A côté du chef de l’Etat, il y a le porte-parole du gouvernement. Certains disent qu’il a un problème de communication, surtout après sa sortie par rapport à la réduction de la durée du mandat présidentiel ?
Me Oumar Youm est un porte-parole qui a deux casquettes. J’ai toujours déploré qu’au Sénégal qu’il y ait une pléthore d’avocats dans les gouvernements. Ces Maîtres qui ne sont pas là que pour donner des leçons à leurs élèves ont tendance à confondre leur profession d’avocat. Je pense qu’actuellement, il y a un manque de confiance. Car s’ils étaient sûrs de gagner l’élection, ils allaient accepter les 5 ans. Mais, puisque la date fatidique approche de plus en plus, et ils ne sont pas sûrs de gagner cette élection, les sorties se multiplient. Ils ne peuvent compter que sur les voix de Niasse. Tant qu’ils ne sont pas rassurés, je peux certifier que Macky Sall n’ira pas à la Présidentielle en 2017.
Est-ce que vous êtes en train de dire qu’il n’y aura pas de référendum pour réduire la durée du mandat présidentiel ?
En ce moment, ils font les études, et il n’y a pas de date retenue. Il n’y a aucune certitude, même concernant la date.
Pourrait-il s’en sortir en faisant un «Wax waxeet» ?
Si j’étais son conseiller, je lui demanderais de se dédire et de faire deux ans de plus, s’il veut parachever ses réalisations, même s’il devient impopulaire. Sa parole n’engage que sa propre personne, et personne d’autre. C’est lui le Président, mais c’est une parole. On peut se tromper. L’erreur est humaine.

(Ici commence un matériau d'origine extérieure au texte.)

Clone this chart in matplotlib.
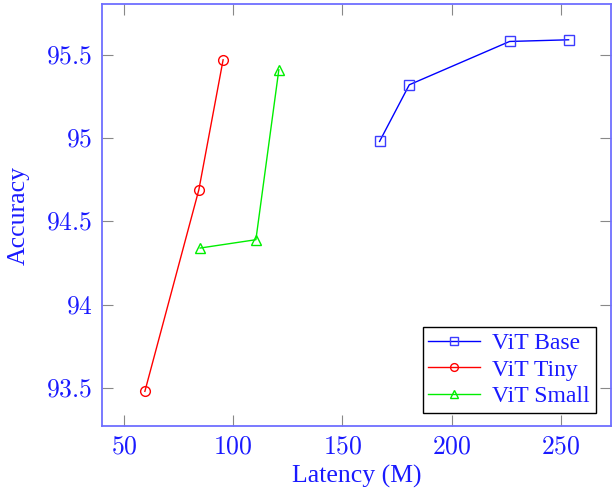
import matplotlib
matplotlib.use('Agg')
import matplotlib.pyplot as plt
from matplotlib.ticker import FuncFormatter

plt.rcParams['font.family'] = ['Liberation Serif', 'DejaVu Serif']
plt.rcParams['mathtext.fontset'] = 'cm'

# 数据
base_x = [167.0, 180.6, 226.5, 253.5]
base_y = [94.98, 95.32, 95.58, 95.59]
tiny_x = [59.6, 84.3, 95.4]
tiny_y = [93.48, 94.69, 95.47]
small_x = [84.9, 110.4, 120.9]
small_y = [94.34, 94.39, 95.41]

x_ticks = [50, 100, 150, 200, 250]
y_ticks = [93.5, 94, 94.5, 95, 95.5]

spine_c = '#6e6eff'
label_c = '#1a1aff'

fig = plt.figure(figsize=(6.13, 4.91), dpi=100)
ax = fig.add_axes([0.1672, 0.1318, 0.8295, 0.8601])

ax.plot(base_x, base_y, color='blue', lw=1.0, marker='s', ms=7,
        mfc='none', mec='#3c3cff', mew=1.0, label='ViT Base')
ax.plot(tiny_x, tiny_y, color='red', lw=1.0, marker='o', ms=7,
        mfc='none', mec='red', mew=1.0, label='ViT Tiny')
ax.plot(small_x, small_y, color='#00ee00', lw=1.0, marker='^', ms=7,
        mfc='none', mec='#00ee00', mew=1.0, label='ViT Small')

ax.set_xlim(40.2, 272.9)
ax.set_ylim(93.27, 95.805)
ax.set_xticks(x_ticks)
ax.set_yticks(y_ticks)
fmt = FuncFormatter(lambda v, p: f'${v:g}$')
ax.xaxis.set_major_formatter(fmt)
ax.yaxis.set_major_formatter(fmt)

for s in ax.spines.values():
    s.set_color(spine_c)
    s.set_linewidth(1.3)
ax.tick_params(direction='in', length=8, width=0.8, color='#888888',
               labelcolor=label_c, labelsize=18.5, top=True, right=True, pad=7)

ax.set_xlabel('Latency (M)', fontsize=18.5, color=label_c, labelpad=5)
ax.set_ylabel('Accuracy', fontsize=18.5, color=label_c, labelpad=12)

leg = ax.legend(loc='lower right', bbox_to_anchor=(0.97, 0.032), fontsize=17,
                frameon=True, fancybox=False, edgecolor='black', framealpha=1,
                handlelength=2.2, borderpad=0.25, labelspacing=0.2, handletextpad=0.5,
                borderaxespad=0, markerscale=0.8)
leg.get_frame().set_linewidth(1.0)
for t in leg.get_texts():
    t.set_color(label_c)

fig.savefig('out.png', dpi=100)
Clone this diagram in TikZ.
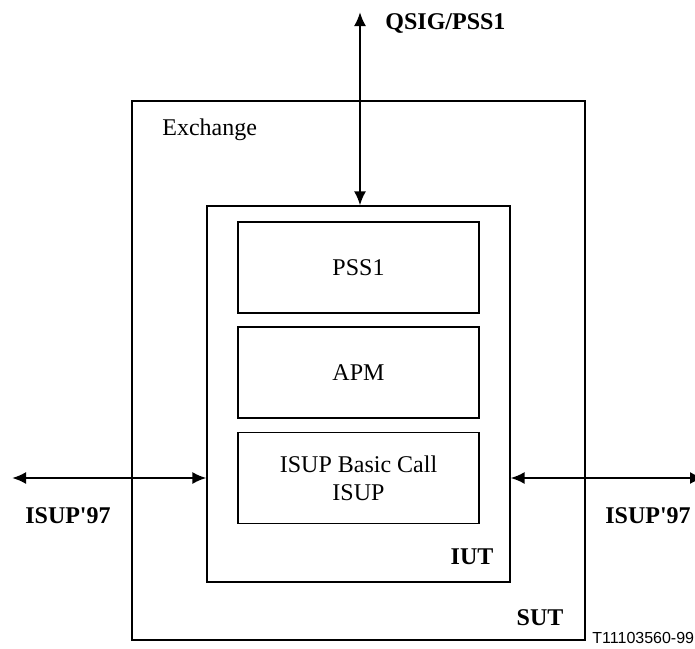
\documentclass[tikz,border=0pt]{standalone}
\usepackage{fontspec}
\setmainfont{Liberation Serif}
\newfontfamily\tagfont{Liberation Sans}
\usetikzlibrary{arrows.meta,positioning}

\begin{document}
\begin{tikzpicture}
  [
    x=0.5pt,y=-0.5pt,
    frame/.style={  draw,  line width=0.55pt,  inner sep=0pt},
    layer/.style={  draw,  line width=0.6pt,  minimum width=120.5pt,  minimum height=45.5pt,  align=center,  font=\fontsize{12}{14}\selectfont},
    tag/.style={  inner sep=0pt,  font=\fontsize{12}{14}\selectfont\bfseries},
    link/.style={  line width=1.1pt,  {Latex[length=7pt,width=6pt]}-{Latex[length=7pt,width=6pt]}}
  ]
  \useasboundingbox (0,0) rectangle (695,648);

  \node[frame,minimum width=226.5pt,minimum height=269.5pt] (sut) at (358.5,370.5) {};
  \node[frame,minimum width=151.5pt,minimum height=188pt] (iut) at (358.5,394) {};

  \node[layer] (pss) at (358.5,267.5) {PSS1};
  \node[layer] (apm) at (358.5,372.5) {APM};
  \node[layer] (isup) at (358.5,478) {ISUP Basic Call\\ISUP};

  \node[inner sep=0pt,anchor=west,font=\fontsize{12}{14}\selectfont] (exch) at (162,130) {Exchange};
  \node[tag] (iutlbl) at (472,557) {IUT};
  \node[tag] (sutlbl) at (540,618) {SUT};
  \node[inner sep=0pt,anchor=west,font=\tagfont\fontsize{8}{10}\selectfont] (ref) at (592,638) {T11103560-99};

  % interfaces
  \coordinate (qtop) at (360,12);
  \coordinate (lend) at (12,478);
  \coordinate (rend) at (704,478);
  \node[tag,anchor=west] (qsig) at (385,23) {QSIG/PSS1};
  \node[tag] (isupl) at (68,516) {ISUP\textquotesingle 97};
  \node[tag] (isupr) at (648,516) {ISUP\textquotesingle 97};

  \draw[link] (qtop) -- (qtop |- iut.north);
  \draw[link] (lend) -- (lend -| iut.west);
  \draw[link] (iut.east |- rend) -- (rend);
\end{tikzpicture}
\end{document}
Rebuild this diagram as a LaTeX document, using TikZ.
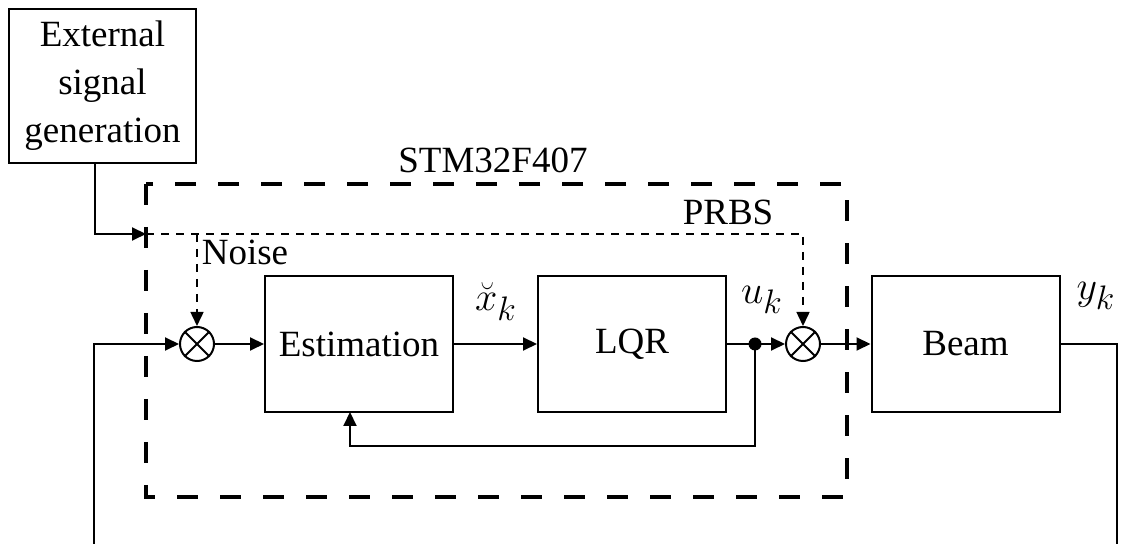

Que pensez-vous de la communication de Me Wade ?
Wade est un très grand communicant, il a été pendant longtemps dans l’opposition, et cela l’a forgé. Maintenant, il est dans l’opposition avec un clou dans le pied, parce que ses réactions peuvent s’expliquer par le fait que beaucoup d’entre-eux sont en prison. Wade est un ancien chef d’Etat qui est toujours chef d’Etat. Ses déplacements sont ceux d’un chef d’Etat, et ses journées sont des journées de chef d’Etat. Donc, il a tendance à croire qu’il est toujours chef d’Etat, surtout que Macky Sall a été son Premier ministre. Donc, on peut comprendre cet excès de zèle.